Thursday, August 17, 2006
It's kinda late notice, I know, but WDSU is premiering its Katrina documentary, Song for New Orleans tonight. According to the listing, the show starts at 6:30pm, but since it runs 45 minutes or so without commercials, I'm guessing it'll really air between 7:00 - 8:00pm. But what do I know?
Anyway, the film is mostly about the Rebirth Brass Band: what they did before the storm and what they've been doing since. It's a hopeful piece, but it's realistic, too. And the music's incredible.
The best part, though, comes at the very, very end, in a quote from Charmaine Neville. I can't recall it verbatim, but basically, she insists that New Orleanians still living in far-flung parts of the world will soon come back to the city for good: they can't escape, she says, because we put something in their food.
It works on so many levels.
Thursday, August 10, 2006
I'm sorry, it's been a hellacious week.
Week and a half. Whatever.
Catching up on the work that's accumulated during my absence has been the hardest part. My co-workers picked up slack where they could, but that didn't stop a pile-up of rush-hour proportions in my voicemail and email inboxes. I'm beginning to think I shouldn't take vacations at all--and apparently, I'm not alone.

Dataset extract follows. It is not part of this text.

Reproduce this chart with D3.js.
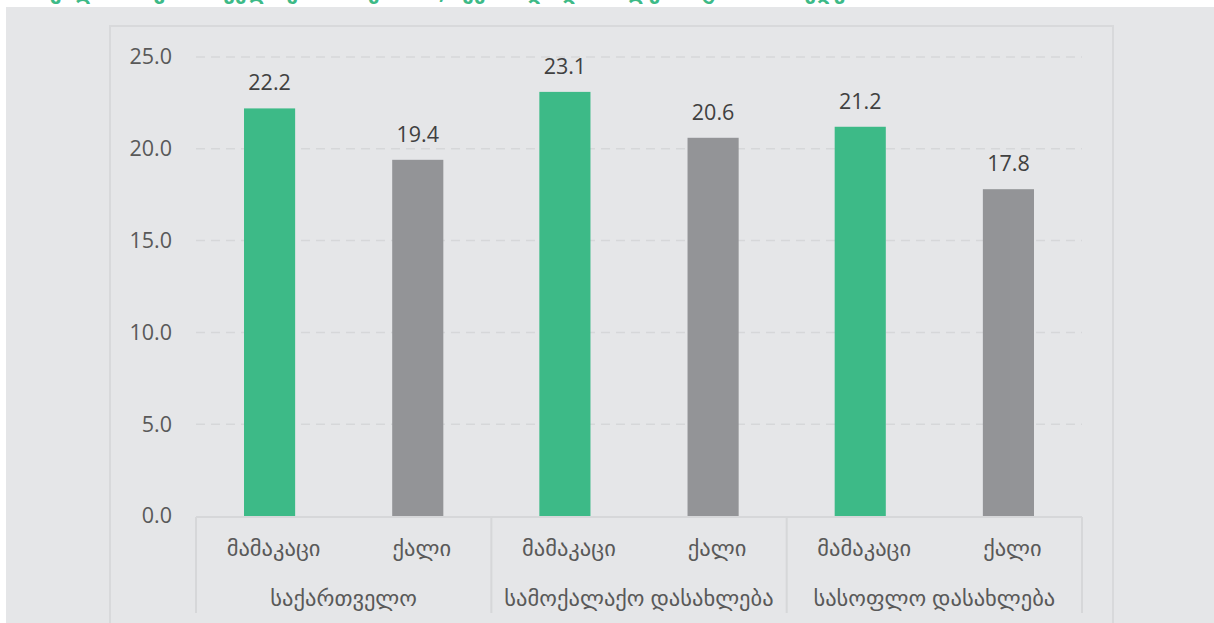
<!DOCTYPE html>
<html lang="ka">
<head>
<meta charset="UTF-8">
<title>chart</title>
<script src="https://cdn.jsdelivr.net/npm/d3@7"></script>
<style>
  html, body { margin: 0; padding: 0; background: #fff; }
  svg { display: block; font-family: "Open Sans", "DejaVu Sans", sans-serif; }
</style>
</head>
<body>
<script>
const groups = ["საქართველო", "სამოქალაქო დასახლება", "სასოფლო დასახლება"];
const sexes = ["მამაკაცი", "ქალი"];
const values = [
  [22.2, 19.4],
  [23.1, 20.6],
  [21.2, 17.8]
];
const yTicks = [0, 5, 10, 15, 20, 25];
const title = "საშუალო ასაკი პირველი ქორწინებისას, სქესის და დასახლების ტიპის მიხედვით";
const colors = ["#3dba87", "#939497"];

const W = 1214, H = 623;
const plot = { left: 196, right: 1082, top: 57, bottom: 516 };

const svg = d3.select("body").append("svg")
  .attr("width", W).attr("height", H);

// backgrounds
svg.append("rect").attr("x", 6).attr("y", 7).attr("width", W).attr("height", H)
  .attr("fill", "#e5e6e8");
svg.append("rect").attr("x", 110).attr("y", 26).attr("width", 1003).attr("height", H)
  .attr("fill", "none").attr("stroke", "#d8d9db").attr("stroke-width", 2);

// title, cut off at the top of the picture like in the source
svg.append("text").attr("x", 14).attr("y", -1)
  .attr("fill", "#3dba87").attr("font-size", 21).attr("font-weight", "bold")
  .text(title);

const y = d3.scaleLinear().domain([0, 25]).range([plot.bottom, plot.top]);
const x0 = d3.scaleBand().domain(groups).range([plot.left, plot.right]).padding(0);
const x1 = d3.scaleBand().domain(sexes).range([0, x0.bandwidth()])
  .paddingInner(0.655).paddingOuter(0.324);

// gridlines
svg.append("g").selectAll("line").data(yTicks.filter(d => d > 0)).join("line")
  .attr("x1", plot.left).attr("x2", plot.right)
  .attr("y1", d => y(d)).attr("y2", d => y(d))
  .attr("stroke", "#d6d7d9").attr("stroke-width", 1.5)
  .attr("stroke-dasharray", "9,6");

// y axis labels
const yAxis = svg.append("g").attr("transform", `translate(${plot.left},0)`)
  .call(d3.axisLeft(y).tickValues(yTicks).tickFormat(d3.format(".1f")).tickSize(0).tickPadding(24));
yAxis.select(".domain").remove();
yAxis.selectAll("text").attr("font-size", 21.5).attr("fill", "#595959")
  .attr("font-family", "'Open Sans', 'DejaVu Sans', sans-serif");

// bars
const g = svg.append("g").selectAll("g").data(groups).join("g")
  .attr("transform", d => `translate(${x0(d)},0)`);

g.selectAll("rect").data((d, i) => values[i].map((v, j) => ({ sex: sexes[j], v, j })))
  .join("rect")
  .attr("x", d => x1(d.sex))
  .attr("width", x1.bandwidth())
  .attr("y", d => y(d.v))
  .attr("height", d => y(0) - y(d.v))
  .attr("fill", d => colors[d.j]);

g.selectAll("text.val").data((d, i) => values[i].map((v, j) => ({ sex: sexes[j], v })))
  .join("text").attr("class", "val")
  .attr("x", d => x1(d.sex) + x1.bandwidth() / 2)
  .attr("y", d => y(d.v) - 18)
  .attr("text-anchor", "middle")
  .attr("font-size", 21.5).attr("fill", "#404040")
  .text(d => d3.format(".1f")(d.v));

// category axis
svg.append("line").attr("x1", plot.left).attr("x2", plot.right)
  .attr("y1", plot.bottom + 1).attr("y2", plot.bottom + 1)
  .attr("stroke", "#d6d7d9").attr("stroke-width", 2);

const seps = groups.map(d => x0(d)).concat([x0(groups[groups.length - 1]) + x0.bandwidth()]);
svg.append("g").selectAll("line").data(seps).join("line")
  .attr("x1", d => d).attr("x2", d => d)
  .attr("y1", plot.bottom + 1).attr("y2", 613)
  .attr("stroke", "#d6d7d9").attr("stroke-width", 2);

g.selectAll("text.sex").data(sexes).join("text").attr("class", "sex")
  .attr("x", d => x1(d) + x1.bandwidth() / 2 + 4)
  .attr("y", 556)
  .attr("text-anchor", "middle")
  .attr("font-size", 22.5).attr("fill", "#595959")
  .text(d => d);

g.append("text")
  .attr("x", x0.bandwidth() / 2)
  .attr("y", 606)
  .attr("text-anchor", "middle")
  .attr("font-size", 22.5).attr("fill", "#595959")
  .text(d => d);
</script>
</body>
</html>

And then there's been some other stuff keeping me busy. Getting serious about rehearsals for the play we're producing. Finishing a handful of cleaning and straightening and construction projects around the house. Trying to spend quality time with the hounds. (As I'm typing this, Tania has brought over her favorite chew toy--a filthy, nasty piece of rope--and is practically yelping for me to throw it across the room, but of course, if I do that, I'll be committing myself to an hour-long game of fetch, and I haven't even had half a cup of coffee yet.)

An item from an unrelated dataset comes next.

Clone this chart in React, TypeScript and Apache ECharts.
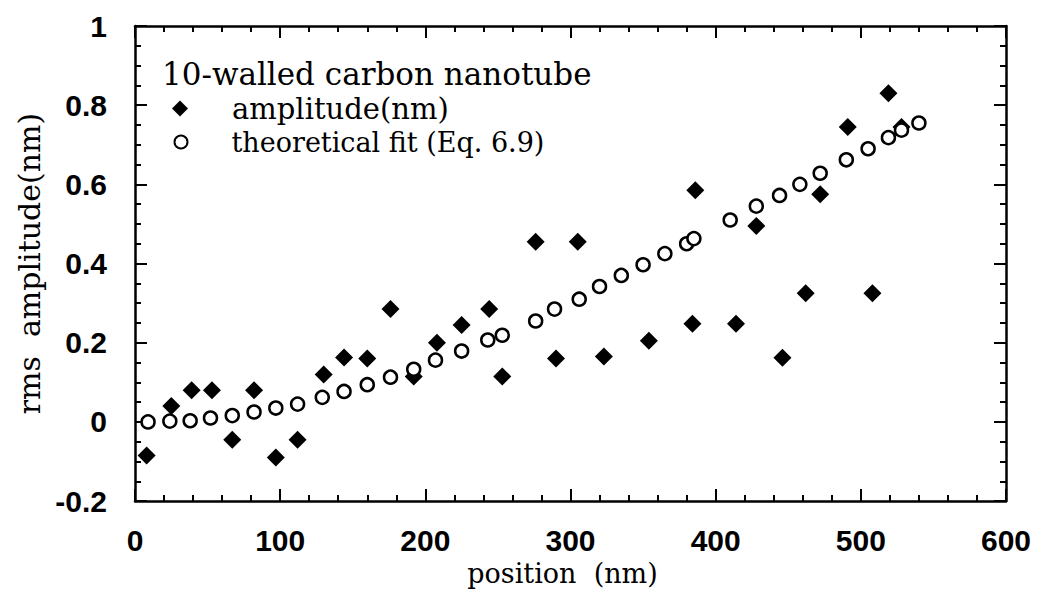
import React, { useEffect, useRef } from "react";
import * as echarts from "echarts";

const ampX = [8, 25, 39, 53, 67, 82, 97, 112, 130, 144, 160, 176, 192, 208, 225, 244, 253, 276, 290, 305, 323, 354, 384, 386, 414, 428, 446, 462, 472, 491, 508, 519, 528];
const ampY = [-0.085, 0.04, 0.08, 0.08, -0.045, 0.08, -0.09, -0.045, 0.12, 0.163, 0.16, 0.285, 0.115, 0.2, 0.245, 0.285, 0.115, 0.455, 0.16, 0.455, 0.165, 0.205, 0.248, 0.585, 0.248, 0.495, 0.162, 0.325, 0.575, 0.745, 0.325, 0.83, 0.745];

const fitX = [9, 24, 38, 52, 67, 82, 97, 112, 129, 144, 160, 176, 192, 207, 225, 243, 253, 276, 289, 306, 320, 335, 350, 365, 380, 385, 410, 428, 444, 458, 472, 490, 505, 519, 528, 540];
const fitY = [0, 0.002, 0.003, 0.01, 0.016, 0.025, 0.035, 0.045, 0.062, 0.077, 0.094, 0.113, 0.133, 0.156, 0.179, 0.207, 0.219, 0.255, 0.285, 0.31, 0.342, 0.37, 0.397, 0.425, 0.45, 0.463, 0.51, 0.545, 0.572, 0.6, 0.628, 0.662, 0.69, 0.718, 0.737, 0.755];

const titleText = "10-walled carbon nanotube";
const ampName = "amplitude(nm)";
const fitName = "theoretical fit (Eq. 6.9)";
const xName = "position  (nm)";
const yName = "rms  amplitude(nm)";

const SERIF = "'DejaVu Serif', serif";
const SANS = "'Liberation Sans', Arial, sans-serif";

function axisCommon() {
  return {
    axisLine: { show: true, onZero: false, lineStyle: { color: "#000", width: 2.5 } },
    axisTick: { show: true, inside: true, length: 12, lineStyle: { color: "#000", width: 2 } },
    splitLine: { show: false },
  };
}

export default function App() {
  const ref = useRef<HTMLDivElement>(null);
  useEffect(() => {
    if (!ref.current) return;
    const chart = echarts.init(ref.current, null, { renderer: "svg" });
    const labelStyle = { color: "#000", fontFamily: SANS, fontSize: 30, fontWeight: "bold" };
    chart.setOption({
      animation: false,
      backgroundColor: "#fff",
      title: {
        text: titleText,
        left: 162,
        top: 58,
        padding: 0,
        textStyle: { fontFamily: SERIF, fontSize: 31, fontWeight: "normal", color: "#000" },
      },
      legend: [
        {
          data: [ampName],
          orient: "vertical",
          left: 172,
          top: 94,
          padding: 0,
          itemWidth: 16,
          itemHeight: 16,
          textStyle: { fontFamily: SERIF, fontSize: 29, color: "#000", padding: [0, 0, 0, 39] },
        },
        {
          data: [fitName],
          orient: "vertical",
          left: 173.5,
          top: 128.5,
          padding: 0,
          itemWidth: 13,
          itemHeight: 13,
          textStyle: { fontFamily: SERIF, fontSize: 27, color: "#000", padding: [0, 0, 0, 39] },
        },
      ],
      grid: { left: 135, right: 32, top: 26, bottom: 85, containLabel: false },
      xAxis: [
        {
          type: "value",
          min: 0,
          max: 600,
          interval: 100,
          position: "bottom",
          ...axisCommon(),
          minorTick: { show: true, splitNumber: 5, length: 6, lineStyle: { color: "#000", width: 2 } },
          axisLabel: { ...labelStyle, margin: 24 },
          name: xName,
          nameLocation: "middle",
          nameGap: 52,
          nameTextStyle: { fontFamily: SERIF, fontSize: 27, color: "#000", padding: [0, 16, 0, 0] },
        },
        {
          type: "value",
          min: 0,
          max: 600,
          interval: 100,
          position: "top",
          ...axisCommon(),
          minorTick: { show: true, splitNumber: 5, length: 6, lineStyle: { color: "#000", width: 2 } },
          axisLabel: { show: false },
        },
      ],
      yAxis: [
        {
          type: "value",
          min: -0.2,
          max: 1,
          interval: 0.2,
          position: "left",
          ...axisCommon(),
          minorTick: { show: true, splitNumber: 4, length: 6, lineStyle: { color: "#000", width: 2 } },
          axisLabel: { ...labelStyle, margin: 28 },
          name: yName,
          nameLocation: "middle",
          nameGap: 90,
          nameTextStyle: { fontFamily: SERIF, fontSize: 30, color: "#000" },
        },
        {
          type: "value",
          min: -0.2,
          max: 1,
          interval: 0.2,
          position: "right",
          ...axisCommon(),
          minorTick: { show: true, splitNumber: 4, length: 6, lineStyle: { color: "#000", width: 2 } },
          axisLabel: { show: false },
        },
      ],
      series: [
        {
          name: ampName,
          type: "scatter",
          symbol: "diamond",
          symbolSize: 18,
          itemStyle: { color: "#000", opacity: 1 },
          data: ampX.map((x, i) => [x, ampY[i]]),
          z: 2,
        },
        {
          name: fitName,
          type: "scatter",
          symbol: "circle",
          symbolSize: 13,
          itemStyle: { color: "#fff", borderColor: "#000", borderWidth: 2.5, opacity: 1 },
          data: fitX.map((x, i) => [x, fitY[i]]),
          z: 3,
        },
      ],
    });
    return () => chart.dispose();
  }, []);
  return (
    <div
      ref={ref}
      style={{ position: "absolute", left: 0, top: 0, width: 1038, height: 592, background: "#fff" }}
    />
  );
}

I've also been busy re-adjusting to New Orleans. That's been a challenge, with every pile of garbage, every unmowed lawn, every un-gutted house evoking gnawing comparisons to the hyper-clean, hyper-cute, hyper-efficient San Francisco. If I'd vacationed someplace like New York or Los Angeles or, I dunno, Montreal--someplace with visible imperfections--it would've been easier to come home to a city that's imperfect in the best of times, and now is most definitely not the best of times. There's been progress since I've gotten back, and some good bits of news, and one of my best friends has moved home, and the weather's been surprisingly pleasant, and signs indicate that the city is finding its rhythm again, but it's still required a bit of adjustment being here, even after only a week and a half away.

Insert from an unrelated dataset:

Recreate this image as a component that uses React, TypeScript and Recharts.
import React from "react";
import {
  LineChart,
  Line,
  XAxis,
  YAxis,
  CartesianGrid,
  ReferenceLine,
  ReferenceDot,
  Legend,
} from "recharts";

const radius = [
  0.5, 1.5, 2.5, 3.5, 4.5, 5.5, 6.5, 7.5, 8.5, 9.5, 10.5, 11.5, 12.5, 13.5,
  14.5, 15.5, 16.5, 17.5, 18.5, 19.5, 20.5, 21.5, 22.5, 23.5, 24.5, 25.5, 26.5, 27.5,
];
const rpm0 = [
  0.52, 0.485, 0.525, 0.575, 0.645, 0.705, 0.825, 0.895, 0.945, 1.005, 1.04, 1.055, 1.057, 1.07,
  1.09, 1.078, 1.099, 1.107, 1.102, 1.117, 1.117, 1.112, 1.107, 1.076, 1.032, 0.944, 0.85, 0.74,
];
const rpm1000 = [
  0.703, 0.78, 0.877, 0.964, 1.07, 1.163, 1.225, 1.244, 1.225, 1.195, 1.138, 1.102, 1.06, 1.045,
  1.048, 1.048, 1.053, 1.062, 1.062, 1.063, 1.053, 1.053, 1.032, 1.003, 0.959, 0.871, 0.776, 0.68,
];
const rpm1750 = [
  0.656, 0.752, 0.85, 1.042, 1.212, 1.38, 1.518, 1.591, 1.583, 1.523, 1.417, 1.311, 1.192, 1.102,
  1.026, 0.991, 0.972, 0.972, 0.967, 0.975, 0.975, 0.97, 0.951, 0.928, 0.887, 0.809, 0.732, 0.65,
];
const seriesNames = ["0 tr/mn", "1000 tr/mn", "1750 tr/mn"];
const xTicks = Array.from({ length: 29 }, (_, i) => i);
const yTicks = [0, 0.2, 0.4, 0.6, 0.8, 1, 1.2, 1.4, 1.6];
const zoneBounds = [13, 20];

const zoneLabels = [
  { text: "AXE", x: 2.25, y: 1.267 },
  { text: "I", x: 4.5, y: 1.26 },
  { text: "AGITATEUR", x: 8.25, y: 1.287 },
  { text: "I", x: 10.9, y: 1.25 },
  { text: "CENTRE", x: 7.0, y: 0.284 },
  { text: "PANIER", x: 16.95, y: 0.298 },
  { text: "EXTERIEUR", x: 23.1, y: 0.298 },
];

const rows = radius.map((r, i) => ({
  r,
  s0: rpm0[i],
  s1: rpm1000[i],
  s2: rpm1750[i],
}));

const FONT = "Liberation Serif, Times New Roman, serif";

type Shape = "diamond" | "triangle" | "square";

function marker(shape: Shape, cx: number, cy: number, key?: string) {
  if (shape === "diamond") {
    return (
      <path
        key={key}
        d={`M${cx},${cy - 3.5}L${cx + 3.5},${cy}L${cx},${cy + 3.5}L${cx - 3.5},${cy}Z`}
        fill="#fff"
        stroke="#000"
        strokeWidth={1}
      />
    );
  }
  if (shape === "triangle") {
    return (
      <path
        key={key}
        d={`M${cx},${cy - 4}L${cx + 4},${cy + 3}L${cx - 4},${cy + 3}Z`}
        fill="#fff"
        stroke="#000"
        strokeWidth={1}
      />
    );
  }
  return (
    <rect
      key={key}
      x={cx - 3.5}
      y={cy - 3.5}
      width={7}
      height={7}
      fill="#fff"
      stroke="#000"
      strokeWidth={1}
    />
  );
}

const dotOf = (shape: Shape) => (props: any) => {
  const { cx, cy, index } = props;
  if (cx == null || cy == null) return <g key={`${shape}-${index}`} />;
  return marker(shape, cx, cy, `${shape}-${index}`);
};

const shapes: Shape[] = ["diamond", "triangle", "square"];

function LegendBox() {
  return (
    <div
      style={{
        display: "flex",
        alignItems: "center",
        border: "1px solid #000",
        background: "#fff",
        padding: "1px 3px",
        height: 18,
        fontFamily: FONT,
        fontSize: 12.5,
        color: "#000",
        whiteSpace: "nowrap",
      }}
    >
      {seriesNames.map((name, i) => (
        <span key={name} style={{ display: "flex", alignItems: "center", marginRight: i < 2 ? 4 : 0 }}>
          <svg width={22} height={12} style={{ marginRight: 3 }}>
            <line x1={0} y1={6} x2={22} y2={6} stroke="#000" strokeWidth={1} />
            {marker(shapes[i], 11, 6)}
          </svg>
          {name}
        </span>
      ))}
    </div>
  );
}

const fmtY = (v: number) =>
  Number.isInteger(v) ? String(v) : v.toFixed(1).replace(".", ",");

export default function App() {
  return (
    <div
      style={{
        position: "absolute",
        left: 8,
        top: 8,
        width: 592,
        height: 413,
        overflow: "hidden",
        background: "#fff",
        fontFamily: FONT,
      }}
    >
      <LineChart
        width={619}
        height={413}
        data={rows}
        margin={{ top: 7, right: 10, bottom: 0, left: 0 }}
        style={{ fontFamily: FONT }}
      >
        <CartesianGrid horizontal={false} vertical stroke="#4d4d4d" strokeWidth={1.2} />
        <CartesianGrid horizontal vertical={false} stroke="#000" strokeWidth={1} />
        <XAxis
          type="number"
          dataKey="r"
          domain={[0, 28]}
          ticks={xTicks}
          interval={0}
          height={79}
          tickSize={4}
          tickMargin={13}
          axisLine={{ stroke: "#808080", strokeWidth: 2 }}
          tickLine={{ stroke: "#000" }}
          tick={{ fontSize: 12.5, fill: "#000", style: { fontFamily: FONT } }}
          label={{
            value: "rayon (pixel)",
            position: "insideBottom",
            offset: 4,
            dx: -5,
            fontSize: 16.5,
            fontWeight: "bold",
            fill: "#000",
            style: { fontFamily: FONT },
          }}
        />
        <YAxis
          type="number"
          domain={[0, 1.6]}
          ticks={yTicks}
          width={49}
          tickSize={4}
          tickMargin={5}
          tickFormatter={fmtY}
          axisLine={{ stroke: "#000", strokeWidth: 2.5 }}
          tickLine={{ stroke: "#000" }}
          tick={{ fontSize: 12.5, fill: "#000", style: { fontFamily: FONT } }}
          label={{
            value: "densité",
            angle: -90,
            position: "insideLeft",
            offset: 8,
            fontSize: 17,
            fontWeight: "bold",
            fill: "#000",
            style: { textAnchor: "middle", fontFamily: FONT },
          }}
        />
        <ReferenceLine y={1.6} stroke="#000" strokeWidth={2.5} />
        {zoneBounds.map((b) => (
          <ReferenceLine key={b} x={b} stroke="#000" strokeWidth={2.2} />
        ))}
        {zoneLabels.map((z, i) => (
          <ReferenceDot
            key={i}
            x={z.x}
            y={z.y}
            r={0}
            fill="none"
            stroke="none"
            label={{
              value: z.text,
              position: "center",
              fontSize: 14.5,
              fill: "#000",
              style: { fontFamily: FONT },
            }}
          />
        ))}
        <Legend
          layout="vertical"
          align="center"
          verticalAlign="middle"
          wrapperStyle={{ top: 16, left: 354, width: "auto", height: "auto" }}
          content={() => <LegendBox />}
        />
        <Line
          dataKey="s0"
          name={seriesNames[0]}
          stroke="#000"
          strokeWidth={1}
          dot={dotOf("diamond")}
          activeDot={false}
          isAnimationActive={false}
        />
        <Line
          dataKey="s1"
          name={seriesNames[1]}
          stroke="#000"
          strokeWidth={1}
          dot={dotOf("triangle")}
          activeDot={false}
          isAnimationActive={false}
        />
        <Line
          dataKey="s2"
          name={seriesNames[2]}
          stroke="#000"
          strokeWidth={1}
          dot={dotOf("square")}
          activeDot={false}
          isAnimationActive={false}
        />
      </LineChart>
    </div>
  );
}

The hardest part, oddly enough, has been returning to a house without Jonno. For the first several weeks he was gone, it was great--I had space and time to do stuff I've been needing to do, and I'm sure he felt the same. But then, after seeing him for a few days...well, you've heard the songs and the poems and the "absence makes the heart" blah blah blah. And even though we thrive on having spaces in our togetherness, even though that's the strength of our relationship, I miss him as much now as I did all those years ago, before we became "Jonno and Richard," when he was still living 1312.5 miles away in New York, when I couldn't sleep without hearing his voice on the phone telling me goodnight, when I couldn't have imagined that nearly ten years later, we'd still be together. The longing is surprising and disorienting and wonderful all at once. I'll be glad when he comes home.